▶ [Task brief]:
Print all of the data exactly as written.

[Begin]

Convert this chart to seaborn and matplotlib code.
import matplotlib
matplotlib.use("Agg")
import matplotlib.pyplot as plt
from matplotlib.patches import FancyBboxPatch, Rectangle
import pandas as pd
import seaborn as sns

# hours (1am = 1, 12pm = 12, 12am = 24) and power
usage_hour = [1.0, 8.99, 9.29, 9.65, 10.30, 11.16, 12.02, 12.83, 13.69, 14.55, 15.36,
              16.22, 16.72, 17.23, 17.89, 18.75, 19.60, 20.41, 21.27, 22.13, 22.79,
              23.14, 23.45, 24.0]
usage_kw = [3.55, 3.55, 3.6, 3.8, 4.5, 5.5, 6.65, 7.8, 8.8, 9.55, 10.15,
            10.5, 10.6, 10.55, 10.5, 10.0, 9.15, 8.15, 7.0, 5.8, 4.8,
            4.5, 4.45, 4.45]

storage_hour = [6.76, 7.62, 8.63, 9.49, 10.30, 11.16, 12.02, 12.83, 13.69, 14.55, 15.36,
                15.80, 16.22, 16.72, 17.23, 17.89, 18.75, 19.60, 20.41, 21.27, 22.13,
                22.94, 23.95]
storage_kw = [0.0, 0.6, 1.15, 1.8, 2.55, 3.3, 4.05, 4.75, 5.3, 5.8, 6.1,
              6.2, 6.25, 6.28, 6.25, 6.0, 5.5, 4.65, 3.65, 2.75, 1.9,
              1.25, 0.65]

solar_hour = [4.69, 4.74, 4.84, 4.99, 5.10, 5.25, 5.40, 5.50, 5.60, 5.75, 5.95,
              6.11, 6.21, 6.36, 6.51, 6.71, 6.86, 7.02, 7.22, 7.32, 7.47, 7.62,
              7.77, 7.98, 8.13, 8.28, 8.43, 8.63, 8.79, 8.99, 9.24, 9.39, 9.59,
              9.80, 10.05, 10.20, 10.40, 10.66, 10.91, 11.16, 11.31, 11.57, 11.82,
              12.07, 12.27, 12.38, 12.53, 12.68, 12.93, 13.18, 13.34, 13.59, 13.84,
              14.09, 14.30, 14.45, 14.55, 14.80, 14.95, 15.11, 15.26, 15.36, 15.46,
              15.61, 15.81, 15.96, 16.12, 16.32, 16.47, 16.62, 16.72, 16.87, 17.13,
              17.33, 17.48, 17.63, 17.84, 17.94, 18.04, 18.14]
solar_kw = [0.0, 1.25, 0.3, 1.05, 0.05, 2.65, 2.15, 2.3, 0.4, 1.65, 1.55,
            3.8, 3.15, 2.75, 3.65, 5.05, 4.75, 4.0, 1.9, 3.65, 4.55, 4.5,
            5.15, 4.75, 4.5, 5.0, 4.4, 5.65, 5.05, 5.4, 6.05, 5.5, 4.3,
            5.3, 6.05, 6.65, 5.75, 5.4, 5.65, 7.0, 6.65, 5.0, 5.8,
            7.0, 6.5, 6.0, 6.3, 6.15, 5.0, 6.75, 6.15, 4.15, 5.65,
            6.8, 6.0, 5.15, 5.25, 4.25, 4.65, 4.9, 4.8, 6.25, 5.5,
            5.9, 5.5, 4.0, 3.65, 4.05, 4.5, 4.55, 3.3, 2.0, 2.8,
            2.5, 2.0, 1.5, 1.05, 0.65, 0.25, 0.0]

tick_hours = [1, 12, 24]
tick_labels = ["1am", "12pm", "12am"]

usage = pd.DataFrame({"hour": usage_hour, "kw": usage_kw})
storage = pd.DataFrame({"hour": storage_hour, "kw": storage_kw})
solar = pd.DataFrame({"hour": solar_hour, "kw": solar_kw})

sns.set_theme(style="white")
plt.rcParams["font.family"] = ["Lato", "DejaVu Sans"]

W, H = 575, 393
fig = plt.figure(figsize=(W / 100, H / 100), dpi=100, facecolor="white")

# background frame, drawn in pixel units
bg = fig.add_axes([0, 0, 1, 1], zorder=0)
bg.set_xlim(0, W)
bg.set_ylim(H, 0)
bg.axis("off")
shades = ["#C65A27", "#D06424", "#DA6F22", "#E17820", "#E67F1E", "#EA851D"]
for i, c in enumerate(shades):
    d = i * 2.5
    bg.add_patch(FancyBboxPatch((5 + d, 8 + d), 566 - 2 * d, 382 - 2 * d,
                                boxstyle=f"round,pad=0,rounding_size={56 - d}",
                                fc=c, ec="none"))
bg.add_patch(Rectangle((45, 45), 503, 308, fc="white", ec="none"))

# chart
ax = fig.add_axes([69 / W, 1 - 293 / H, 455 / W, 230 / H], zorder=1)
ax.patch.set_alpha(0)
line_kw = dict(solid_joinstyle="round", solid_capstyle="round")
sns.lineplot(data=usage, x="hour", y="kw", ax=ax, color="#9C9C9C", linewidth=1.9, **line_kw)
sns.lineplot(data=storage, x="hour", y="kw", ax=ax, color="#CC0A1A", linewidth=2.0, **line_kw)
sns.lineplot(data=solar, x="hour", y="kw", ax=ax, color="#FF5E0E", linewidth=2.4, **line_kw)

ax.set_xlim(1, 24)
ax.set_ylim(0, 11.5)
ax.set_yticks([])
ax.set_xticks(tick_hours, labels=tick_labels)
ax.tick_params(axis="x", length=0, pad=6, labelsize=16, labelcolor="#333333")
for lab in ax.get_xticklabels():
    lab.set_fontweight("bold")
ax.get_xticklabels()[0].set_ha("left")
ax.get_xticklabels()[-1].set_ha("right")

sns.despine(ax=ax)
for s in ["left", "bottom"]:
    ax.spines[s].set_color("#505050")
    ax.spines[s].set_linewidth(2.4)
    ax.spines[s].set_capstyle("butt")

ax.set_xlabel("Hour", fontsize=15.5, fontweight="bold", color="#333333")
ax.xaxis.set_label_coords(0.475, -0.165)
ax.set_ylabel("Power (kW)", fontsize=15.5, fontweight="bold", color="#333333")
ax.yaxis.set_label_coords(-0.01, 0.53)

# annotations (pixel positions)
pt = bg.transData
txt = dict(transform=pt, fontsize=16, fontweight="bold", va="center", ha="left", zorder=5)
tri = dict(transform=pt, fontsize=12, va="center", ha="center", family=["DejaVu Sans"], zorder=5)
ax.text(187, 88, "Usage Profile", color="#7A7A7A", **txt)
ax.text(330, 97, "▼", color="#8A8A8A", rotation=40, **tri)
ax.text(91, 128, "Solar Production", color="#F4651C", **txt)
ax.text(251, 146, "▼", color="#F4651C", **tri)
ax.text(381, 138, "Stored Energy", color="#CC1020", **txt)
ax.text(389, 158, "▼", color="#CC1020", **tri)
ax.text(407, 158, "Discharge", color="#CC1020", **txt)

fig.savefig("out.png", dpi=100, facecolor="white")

[End]

▶ [Exercise answer]:
Convert this chart to seaborn and matplotlib code.
import matplotlib
matplotlib.use("Agg")
import matplotlib.pyplot as plt
from matplotlib.patches import FancyBboxPatch, Rectangle
import pandas as pd
import seaborn as sns

# hours (1am = 1, 12pm = 12, 12am = 24) and power
usage_hour = [1.0, 8.99, 9.29, 9.65, 10.30, 11.16, 12.02, 12.83, 13.69, 14.55, 15.36,
              16.22, 16.72, 17.23, 17.89, 18.75, 19.60, 20.41, 21.27, 22.13, 22.79,
              23.14, 23.45, 24.0]
usage_kw = [3.55, 3.55, 3.6, 3.8, 4.5, 5.5, 6.65, 7.8, 8.8, 9.55, 10.15,
            10.5, 10.6, 10.55, 10.5, 10.0, 9.15, 8.15, 7.0, 5.8, 4.8,
            4.5, 4.45, 4.45]

storage_hour = [6.76, 7.62, 8.63, 9.49, 10.30, 11.16, 12.02, 12.83, 13.69, 14.55, 15.36,
                15.80, 16.22, 16.72, 17.23, 17.89, 18.75, 19.60, 20.41, 21.27, 22.13,
                22.94, 23.95]
storage_kw = [0.0, 0.6, 1.15, 1.8, 2.55, 3.3, 4.05, 4.75, 5.3, 5.8, 6.1,
              6.2, 6.25, 6.28, 6.25, 6.0, 5.5, 4.65, 3.65, 2.75, 1.9,
              1.25, 0.65]

solar_hour = [4.69, 4.74, 4.84, 4.99, 5.10, 5.25, 5.40, 5.50, 5.60, 5.75, 5.95,
              6.11, 6.21, 6.36, 6.51, 6.71, 6.86, 7.02, 7.22, 7.32, 7.47, 7.62,
              7.77, 7.98, 8.13, 8.28, 8.43, 8.63, 8.79, 8.99, 9.24, 9.39, 9.59,
              9.80, 10.05, 10.20, 10.40, 10.66, 10.91, 11.16, 11.31, 11.57, 11.82,
              12.07, 12.27, 12.38, 12.53, 12.68, 12.93, 13.18, 13.34, 13.59, 13.84,
              14.09, 14.30, 14.45, 14.55, 14.80, 14.95, 15.11, 15.26, 15.36, 15.46,
              15.61, 15.81, 15.96, 16.12, 16.32, 16.47, 16.62, 16.72, 16.87, 17.13,
              17.33, 17.48, 17.63, 17.84, 17.94, 18.04, 18.14]
solar_kw = [0.0, 1.25, 0.3, 1.05, 0.05, 2.65, 2.15, 2.3, 0.4, 1.65, 1.55,
            3.8, 3.15, 2.75, 3.65, 5.05, 4.75, 4.0, 1.9, 3.65, 4.55, 4.5,
            5.15, 4.75, 4.5, 5.0, 4.4, 5.65, 5.05, 5.4, 6.05, 5.5, 4.3,
            5.3, 6.05, 6.65, 5.75, 5.4, 5.65, 7.0, 6.65, 5.0, 5.8,
            7.0, 6.5, 6.0, 6.3, 6.15, 5.0, 6.75, 6.15, 4.15, 5.65,
            6.8, 6.0, 5.15, 5.25, 4.25, 4.65, 4.9, 4.8, 6.25, 5.5,
            5.9, 5.5, 4.0, 3.65, 4.05, 4.5, 4.55, 3.3, 2.0, 2.8,
            2.5, 2.0, 1.5, 1.05, 0.65, 0.25, 0.0]

tick_hours = [1, 12, 24]
tick_labels = ["1am", "12pm", "12am"]

usage = pd.DataFrame({"hour": usage_hour, "kw": usage_kw})
storage = pd.DataFrame({"hour": storage_hour, "kw": storage_kw})
solar = pd.DataFrame({"hour": solar_hour, "kw": solar_kw})

sns.set_theme(style="white")
plt.rcParams["font.family"] = ["Lato", "DejaVu Sans"]

W, H = 575, 393
fig = plt.figure(figsize=(W / 100, H / 100), dpi=100, facecolor="white")

# background frame, drawn in pixel units
bg = fig.add_axes([0, 0, 1, 1], zorder=0)
bg.set_xlim(0, W)
bg.set_ylim(H, 0)
bg.axis("off")
shades = ["#C65A27", "#D06424", "#DA6F22", "#E17820", "#E67F1E", "#EA851D"]
for i, c in enumerate(shades):
    d = i * 2.5
    bg.add_patch(FancyBboxPatch((5 + d, 8 + d), 566 - 2 * d, 382 - 2 * d,
                                boxstyle=f"round,pad=0,rounding_size={56 - d}",
                                fc=c, ec="none"))
bg.add_patch(Rectangle((45, 45), 503, 308, fc="white", ec="none"))

# chart
ax = fig.add_axes([69 / W, 1 - 293 / H, 455 / W, 230 / H], zorder=1)
ax.patch.set_alpha(0)
line_kw = dict(solid_joinstyle="round", solid_capstyle="round")
sns.lineplot(data=usage, x="hour", y="kw", ax=ax, color="#9C9C9C", linewidth=1.9, **line_kw)
sns.lineplot(data=storage, x="hour", y="kw", ax=ax, color="#CC0A1A", linewidth=2.0, **line_kw)
sns.lineplot(data=solar, x="hour", y="kw", ax=ax, color="#FF5E0E", linewidth=2.4, **line_kw)

ax.set_xlim(1, 24)
ax.set_ylim(0, 11.5)
ax.set_yticks([])
ax.set_xticks(tick_hours, labels=tick_labels)
ax.tick_params(axis="x", length=0, pad=6, labelsize=16, labelcolor="#333333")
for lab in ax.get_xticklabels():
    lab.set_fontweight("bold")
ax.get_xticklabels()[0].set_ha("left")
ax.get_xticklabels()[-1].set_ha("right")

sns.despine(ax=ax)
for s in ["left", "bottom"]:
    ax.spines[s].set_color("#505050")
    ax.spines[s].set_linewidth(2.4)
    ax.spines[s].set_capstyle("butt")

ax.set_xlabel("Hour", fontsize=15.5, fontweight="bold", color="#333333")
ax.xaxis.set_label_coords(0.475, -0.165)
ax.set_ylabel("Power (kW)", fontsize=15.5, fontweight="bold", color="#333333")
ax.yaxis.set_label_coords(-0.01, 0.53)

# annotations (pixel positions)
pt = bg.transData
txt = dict(transform=pt, fontsize=16, fontweight="bold", va="center", ha="left", zorder=5)
tri = dict(transform=pt, fontsize=12, va="center", ha="center", family=["DejaVu Sans"], zorder=5)
ax.text(187, 88, "Usage Profile", color="#7A7A7A", **txt)
ax.text(330, 97, "▼", color="#8A8A8A", rotation=40, **tri)
ax.text(91, 128, "Solar Production", color="#F4651C", **txt)
ax.text(251, 146, "▼", color="#F4651C", **tri)
ax.text(381, 138, "Stored Energy", color="#CC1020", **txt)
ax.text(389, 158, "▼", color="#CC1020", **tri)
ax.text(407, 158, "Discharge", color="#CC1020", **txt)

fig.savefig("out.png", dpi=100, facecolor="white")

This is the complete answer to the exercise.